I hadn’t realised until looking her up for this review that Megan Lindholm also writes as Robin Hobb, which is a name that is much more familiar to me but also one I wouldn’t pick up because she writes that traditional swords and magic fantasy that I’m not a fan of. Well, turns out she can write SF pretty well so maybe I’ll look up more of her work written under her real name.

This is the story of a poor-ish family in an American city in the late 21st century. Suzanne and her two school-age kids share a small flat with one computer between them and have no car, much to the children’s shame. But when they inherit their grandfather’s huge muscle car they are even more embarrassed. Especially when their mother insists on actually driving it rather than letting it drive itself like everyone else does.
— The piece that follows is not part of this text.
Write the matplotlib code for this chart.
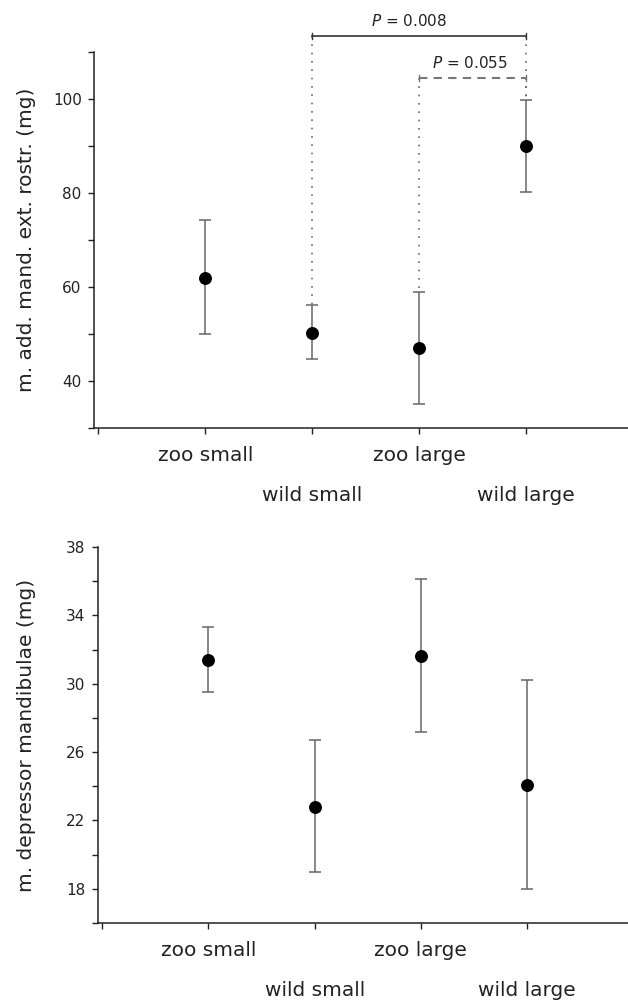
import numpy as np
import matplotlib
matplotlib.use('Agg')
import matplotlib.pyplot as plt

groups = ['zoo small', 'wild small', 'zoo large', 'wild large']

# m. add. mand. ext. rostr. (mg)
add_mean = [62.0, 50.3, 47.1, 90.0]
add_low = [50.0, 44.6, 35.2, 80.2]
add_high = [74.3, 56.2, 59.0, 99.7]

# m. depressor mandibulae (mg)
dep_mean = [31.4, 22.8, 31.6, 24.1]
dep_low = [29.5, 19.0, 27.2, 18.0]
dep_high = [33.3, 26.7, 36.1, 30.2]

# comparisons in the top panel: (group a, group b, label, bracket height)
comp_a = [1, 2]
comp_b = [3, 3]
comp_text = ['0.008', '0.055']
comp_y = [113.4, 104.5]

plt.rcParams['font.family'] = ['DejaVu Sans']
plt.rcParams['axes.linewidth'] = 1.1

fig = plt.figure(figsize=(6.28, 10), dpi=100)
ax1 = fig.add_axes([0.150, 0.572, 0.850, 0.376])
ax2 = fig.add_axes([0.156, 0.077, 0.844, 0.376])

x = np.arange(1, len(groups) + 1)
spine_col = '#222222'
err_col = '#666666'


def panel(ax, mean, low, high, ylabel, ylim, major, minor):
    mean = np.asarray(mean)
    yerr = [mean - np.asarray(low), np.asarray(high) - mean]
    ax.errorbar(x, mean, yerr=yerr, fmt='o', color='black', ms=8.3,
                ecolor=err_col, elinewidth=1.1, capsize=4, capthick=1.1, zorder=5)
    ax.set_xlim(-0.04, 4.95)
    ax.set_ylim(*ylim)
    ax.set_yticks(major)
    ax.set_yticks(minor, minor=True)
    ax.set_xticks(np.arange(0, len(groups) + 1), [''] + groups)
    for s in ['top', 'right']:
        ax.spines[s].set_visible(False)
    for s in ['left', 'bottom']:
        ax.spines[s].set_color(spine_col)
    ax.tick_params(which='both', direction='out', length=4, width=1.0, color=spine_col)
    ax.tick_params(axis='y', labelsize=11, labelcolor='#222222', pad=5)
    ax.tick_params(axis='x', labelsize=14.5, labelcolor='#222222')
    for i, t in enumerate(ax.xaxis.get_major_ticks()):
        t.set_pad(9 if i % 2 == 1 else 38)
    ax.set_ylabel(ylabel, fontsize=14.5, color='#222222')


panel(ax1, add_mean, add_low, add_high, 'm. add. mand. ext. rostr. (mg)',
      (30, 110), [40, 60, 80, 100], [30, 50, 70, 90, 110])
panel(ax2, dep_mean, dep_low, dep_high, 'm. depressor mandibulae (mg)',
      (16, 38), [18, 22, 26, 30, 34, 38], [16, 20, 24, 28, 32, 36])
ax1.yaxis.set_label_coords(-0.109, 0.5)
ax2.yaxis.set_label_coords(-0.117, 0.5)

# significance brackets
styles = [dict(color='#333333', lw=1.2, ls='-'),
          dict(color='#777777', lw=1.5, ls=(0, (4, 3)))]
text_dx = [-0.1, -0.03]
for k in range(len(comp_a)):
    xa = x[comp_a[k]]
    xb = x[comp_b[k]]
    yb = comp_y[k]
    ax1.plot([xa, xb], [yb, yb], clip_on=False, zorder=6, **styles[k])
    for xe in (xa, xb):
        ax1.plot([xe, xe], [yb - 0.6, yb + 0.6], color=styles[k]['color'],
                 lw=1.0, clip_on=False, zorder=6)
    for xe, grp in ((xa, comp_a[k]), (xb, comp_b[k])):
        ax1.plot([xe, xe], [yb, add_high[grp]], color='#666666', lw=1.2,
                 ls=(0, (1, 4)), clip_on=False, zorder=1)
    ax1.text((xa + xb) / 2 + text_dx[k], yb + 2.2, '$P$ = ' + comp_text[k],
             ha='center', va='baseline', fontsize=11, color='#222222')

fig.savefig('out.png', dpi=100)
To say much more about the storyline would be to give too much away, but it’s an interesting take on the American love affair with cars. From an environmental perspective it’s hopeful, because all cars run on electricity, with back-up solar cells for when they can’t get to a charge point. Despite the advances in technology, this is a story about people. Suzanne reminisces about her teenage relationship with this same car. And yes, I know how that sounds and yes, to a certain extent the story does anthropomorphise the car (“Old Paint” is the name they give it), though it does acknowledge this directly:

“We all know that Old Paint is just following the directives of his programming. He’s not really…alive. He just seems that way because we think of him that way. But it’s all just programming.”

But that’s not what it’s about. Suzanne’s long-since given-up-on relationship with her father is rescued after the fact by this gift and her children learn to appreciate her through it as well. Which sounds odd, but trust me, it works.

There are more SF elements than my synopsis perhaps suggests but they are subtly done so that, aside from one thing that’s central to the story, it’s all background. It’s a very believable near future, with only one significant change from now.